> _WHAT YOU NEED TO DO_: Here is the task for the listing below: output exactly the lines from the one containing "Output the LaTeX" through the one containing "(resultats-txt) [bigb] at", and leave out the pictures.

> _GIVEN DATA_:
_ _ _ _ _

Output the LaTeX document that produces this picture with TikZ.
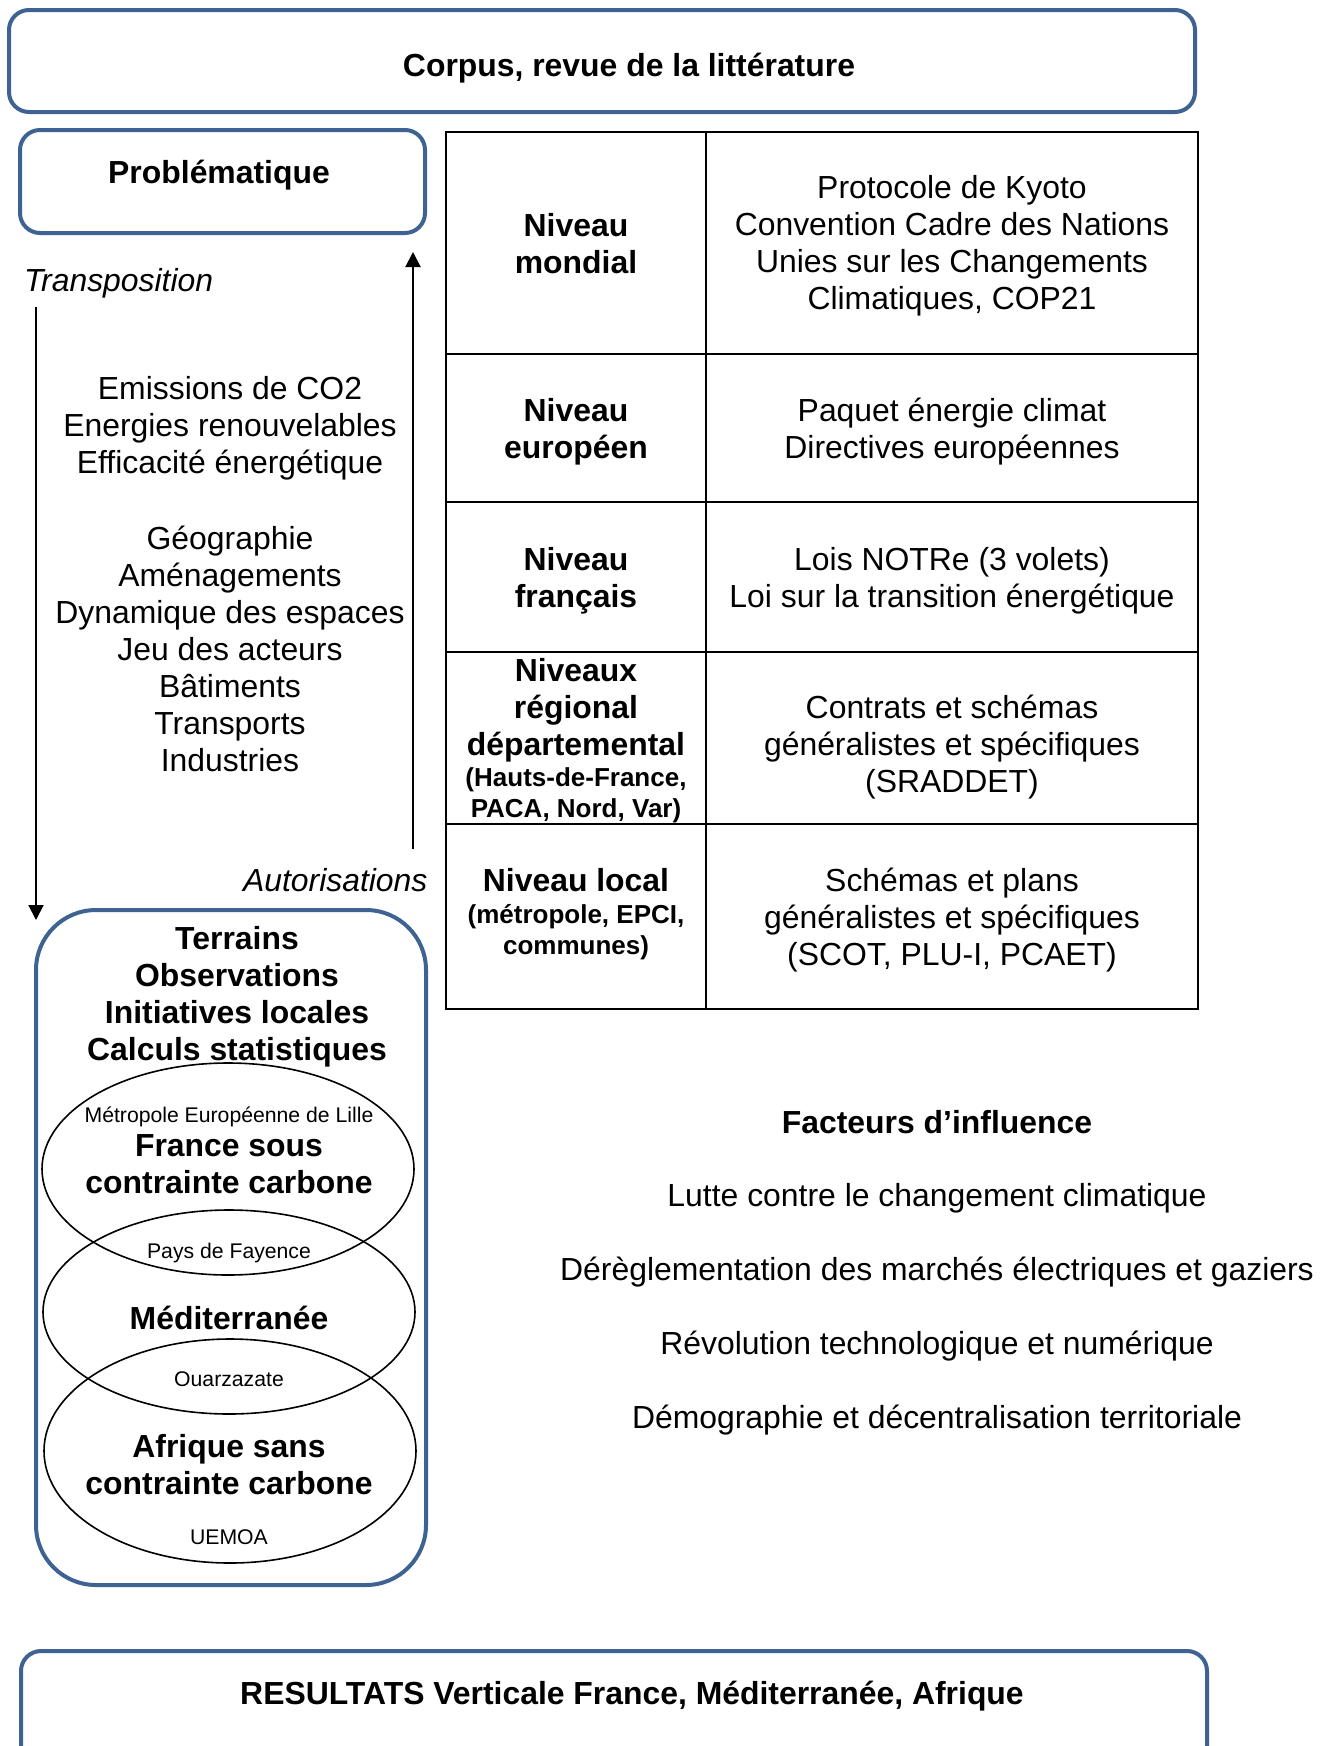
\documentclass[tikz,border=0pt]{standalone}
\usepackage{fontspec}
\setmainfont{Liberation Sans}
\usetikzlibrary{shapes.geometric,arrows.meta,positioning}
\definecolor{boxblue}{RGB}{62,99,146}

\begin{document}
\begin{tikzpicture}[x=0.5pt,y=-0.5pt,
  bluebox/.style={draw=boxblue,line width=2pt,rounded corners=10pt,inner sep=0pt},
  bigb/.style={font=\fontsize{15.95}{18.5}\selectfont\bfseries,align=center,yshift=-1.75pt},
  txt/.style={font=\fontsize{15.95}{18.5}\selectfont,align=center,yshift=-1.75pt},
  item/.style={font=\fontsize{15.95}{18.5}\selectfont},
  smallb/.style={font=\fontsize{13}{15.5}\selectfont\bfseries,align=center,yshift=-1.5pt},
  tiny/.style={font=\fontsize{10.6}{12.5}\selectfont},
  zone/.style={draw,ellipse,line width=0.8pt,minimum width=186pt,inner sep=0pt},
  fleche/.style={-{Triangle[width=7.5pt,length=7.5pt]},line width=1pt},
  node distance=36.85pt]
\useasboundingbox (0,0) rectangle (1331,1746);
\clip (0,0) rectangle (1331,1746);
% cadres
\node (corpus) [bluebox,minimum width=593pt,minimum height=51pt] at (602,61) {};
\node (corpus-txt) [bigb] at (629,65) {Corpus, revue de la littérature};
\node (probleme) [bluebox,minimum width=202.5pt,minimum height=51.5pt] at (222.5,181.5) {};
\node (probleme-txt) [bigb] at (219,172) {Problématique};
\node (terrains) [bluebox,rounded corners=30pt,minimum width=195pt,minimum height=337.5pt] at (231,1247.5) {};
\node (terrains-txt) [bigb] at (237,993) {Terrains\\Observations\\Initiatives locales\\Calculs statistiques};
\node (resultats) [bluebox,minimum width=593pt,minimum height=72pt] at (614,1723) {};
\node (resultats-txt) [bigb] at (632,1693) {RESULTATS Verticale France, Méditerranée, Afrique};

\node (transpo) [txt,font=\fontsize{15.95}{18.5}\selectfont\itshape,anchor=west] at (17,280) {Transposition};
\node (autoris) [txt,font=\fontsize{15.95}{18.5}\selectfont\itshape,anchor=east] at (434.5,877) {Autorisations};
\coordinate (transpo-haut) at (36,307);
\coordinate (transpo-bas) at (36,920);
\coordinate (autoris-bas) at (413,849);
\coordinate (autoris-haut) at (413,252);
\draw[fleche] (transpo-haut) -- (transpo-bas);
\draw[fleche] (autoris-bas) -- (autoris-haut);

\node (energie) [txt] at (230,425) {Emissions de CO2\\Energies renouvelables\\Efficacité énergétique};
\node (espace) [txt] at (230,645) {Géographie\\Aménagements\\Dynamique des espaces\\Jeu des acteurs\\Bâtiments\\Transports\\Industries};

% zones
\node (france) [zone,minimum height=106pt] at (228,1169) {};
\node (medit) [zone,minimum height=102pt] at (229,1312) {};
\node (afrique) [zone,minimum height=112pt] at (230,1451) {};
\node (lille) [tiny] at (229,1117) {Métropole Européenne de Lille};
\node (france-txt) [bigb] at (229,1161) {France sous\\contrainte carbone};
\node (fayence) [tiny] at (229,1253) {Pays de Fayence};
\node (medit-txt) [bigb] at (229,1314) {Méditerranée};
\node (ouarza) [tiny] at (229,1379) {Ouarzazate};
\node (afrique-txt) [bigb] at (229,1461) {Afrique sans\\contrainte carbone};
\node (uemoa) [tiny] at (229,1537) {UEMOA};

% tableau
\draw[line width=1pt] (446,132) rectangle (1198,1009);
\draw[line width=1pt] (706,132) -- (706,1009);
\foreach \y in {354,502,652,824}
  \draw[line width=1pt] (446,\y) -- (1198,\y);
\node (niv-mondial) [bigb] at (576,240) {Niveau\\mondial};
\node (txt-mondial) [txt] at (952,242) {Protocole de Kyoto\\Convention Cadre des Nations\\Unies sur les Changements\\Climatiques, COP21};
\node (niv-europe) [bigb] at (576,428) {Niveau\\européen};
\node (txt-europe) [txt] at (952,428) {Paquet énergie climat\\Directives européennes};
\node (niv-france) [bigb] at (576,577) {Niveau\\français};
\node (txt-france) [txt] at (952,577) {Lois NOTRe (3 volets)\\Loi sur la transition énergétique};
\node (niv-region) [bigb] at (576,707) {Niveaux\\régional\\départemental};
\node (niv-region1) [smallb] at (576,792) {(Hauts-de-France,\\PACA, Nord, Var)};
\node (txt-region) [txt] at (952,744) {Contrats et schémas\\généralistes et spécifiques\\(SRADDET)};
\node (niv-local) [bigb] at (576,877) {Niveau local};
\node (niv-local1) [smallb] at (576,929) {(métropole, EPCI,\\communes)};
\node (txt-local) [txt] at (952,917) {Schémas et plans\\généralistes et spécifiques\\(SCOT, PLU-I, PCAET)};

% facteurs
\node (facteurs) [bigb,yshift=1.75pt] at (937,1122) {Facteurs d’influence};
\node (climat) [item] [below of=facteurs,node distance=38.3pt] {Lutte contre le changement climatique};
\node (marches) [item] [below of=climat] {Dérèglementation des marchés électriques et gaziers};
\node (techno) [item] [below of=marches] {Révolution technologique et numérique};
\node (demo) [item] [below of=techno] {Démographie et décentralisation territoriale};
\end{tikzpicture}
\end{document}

_ _ _ _ _

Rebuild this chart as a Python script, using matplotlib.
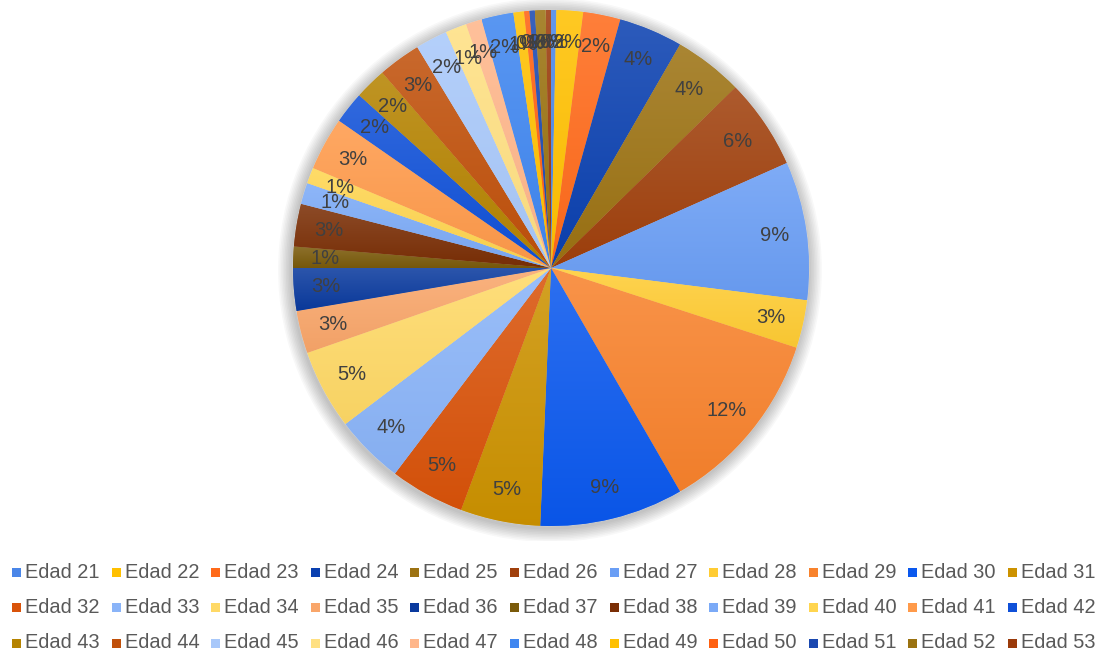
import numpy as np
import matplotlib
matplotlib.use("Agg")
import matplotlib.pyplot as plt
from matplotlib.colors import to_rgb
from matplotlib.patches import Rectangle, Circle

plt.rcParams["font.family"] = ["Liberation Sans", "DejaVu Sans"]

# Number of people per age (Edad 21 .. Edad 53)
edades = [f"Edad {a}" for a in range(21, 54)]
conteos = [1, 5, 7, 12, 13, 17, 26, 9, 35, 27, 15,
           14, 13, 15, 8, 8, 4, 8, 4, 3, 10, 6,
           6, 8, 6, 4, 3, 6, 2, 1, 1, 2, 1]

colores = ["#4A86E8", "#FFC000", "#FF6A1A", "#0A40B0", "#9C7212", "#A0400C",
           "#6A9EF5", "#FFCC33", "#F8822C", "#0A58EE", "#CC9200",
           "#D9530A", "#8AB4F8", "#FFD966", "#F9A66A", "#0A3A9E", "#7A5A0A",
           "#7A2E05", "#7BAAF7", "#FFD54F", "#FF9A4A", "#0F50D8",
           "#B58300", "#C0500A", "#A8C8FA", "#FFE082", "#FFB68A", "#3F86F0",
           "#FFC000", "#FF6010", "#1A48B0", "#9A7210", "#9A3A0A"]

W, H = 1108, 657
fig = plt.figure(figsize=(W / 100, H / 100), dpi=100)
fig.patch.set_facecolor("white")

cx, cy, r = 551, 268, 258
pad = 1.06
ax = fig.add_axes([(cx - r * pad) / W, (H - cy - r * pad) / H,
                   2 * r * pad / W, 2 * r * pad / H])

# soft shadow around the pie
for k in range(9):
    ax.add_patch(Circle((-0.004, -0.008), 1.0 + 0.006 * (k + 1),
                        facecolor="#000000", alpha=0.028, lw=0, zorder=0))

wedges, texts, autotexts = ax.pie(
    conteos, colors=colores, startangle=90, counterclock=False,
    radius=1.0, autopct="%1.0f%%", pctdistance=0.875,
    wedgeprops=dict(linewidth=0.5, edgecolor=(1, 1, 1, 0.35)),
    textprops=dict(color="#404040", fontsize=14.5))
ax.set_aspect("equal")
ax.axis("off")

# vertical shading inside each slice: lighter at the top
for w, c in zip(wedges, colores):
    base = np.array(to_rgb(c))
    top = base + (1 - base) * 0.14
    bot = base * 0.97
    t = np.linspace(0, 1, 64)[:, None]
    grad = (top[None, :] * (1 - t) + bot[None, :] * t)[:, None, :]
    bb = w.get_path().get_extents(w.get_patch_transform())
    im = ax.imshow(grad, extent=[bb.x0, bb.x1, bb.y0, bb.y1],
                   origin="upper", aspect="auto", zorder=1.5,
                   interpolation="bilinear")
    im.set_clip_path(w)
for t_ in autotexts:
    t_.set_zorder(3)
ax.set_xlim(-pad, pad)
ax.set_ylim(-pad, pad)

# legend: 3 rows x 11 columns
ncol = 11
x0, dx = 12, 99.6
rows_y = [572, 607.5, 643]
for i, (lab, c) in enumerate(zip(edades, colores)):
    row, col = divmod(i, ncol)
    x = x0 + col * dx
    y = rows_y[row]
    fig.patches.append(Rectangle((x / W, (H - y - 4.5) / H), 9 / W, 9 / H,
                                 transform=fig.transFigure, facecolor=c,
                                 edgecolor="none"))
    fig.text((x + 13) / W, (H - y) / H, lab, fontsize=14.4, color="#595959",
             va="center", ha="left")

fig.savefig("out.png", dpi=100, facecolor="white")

_ _ _ _ _

> _ANSWER TO THIS PROBLEM_:
Output the LaTeX document that produces this picture with TikZ.
\documentclass[tikz,border=0pt]{standalone}
\usepackage{fontspec}
\setmainfont{Liberation Sans}
\usetikzlibrary{shapes.geometric,arrows.meta,positioning}
\definecolor{boxblue}{RGB}{62,99,146}

\begin{document}
\begin{tikzpicture}[x=0.5pt,y=-0.5pt,
  bluebox/.style={draw=boxblue,line width=2pt,rounded corners=10pt,inner sep=0pt},
  bigb/.style={font=\fontsize{15.95}{18.5}\selectfont\bfseries,align=center,yshift=-1.75pt},
  txt/.style={font=\fontsize{15.95}{18.5}\selectfont,align=center,yshift=-1.75pt},
  item/.style={font=\fontsize{15.95}{18.5}\selectfont},
  smallb/.style={font=\fontsize{13}{15.5}\selectfont\bfseries,align=center,yshift=-1.5pt},
  tiny/.style={font=\fontsize{10.6}{12.5}\selectfont},
  zone/.style={draw,ellipse,line width=0.8pt,minimum width=186pt,inner sep=0pt},
  fleche/.style={-{Triangle[width=7.5pt,length=7.5pt]},line width=1pt},
  node distance=36.85pt]
\useasboundingbox (0,0) rectangle (1331,1746);
\clip (0,0) rectangle (1331,1746);
% cadres
\node (corpus) [bluebox,minimum width=593pt,minimum height=51pt] at (602,61) {};
\node (corpus-txt) [bigb] at (629,65) {Corpus, revue de la littérature};
\node (probleme) [bluebox,minimum width=202.5pt,minimum height=51.5pt] at (222.5,181.5) {};
\node (probleme-txt) [bigb] at (219,172) {Problématique};
\node (terrains) [bluebox,rounded corners=30pt,minimum width=195pt,minimum height=337.5pt] at (231,1247.5) {};
\node (terrains-txt) [bigb] at (237,993) {Terrains\\Observations\\Initiatives locales\\Calculs statistiques};
\node (resultats) [bluebox,minimum width=593pt,minimum height=72pt] at (614,1723) {};
\node (resultats-txt) [bigb] at (632,1693) {RESULTATS Verticale France, Méditerranée, Afrique};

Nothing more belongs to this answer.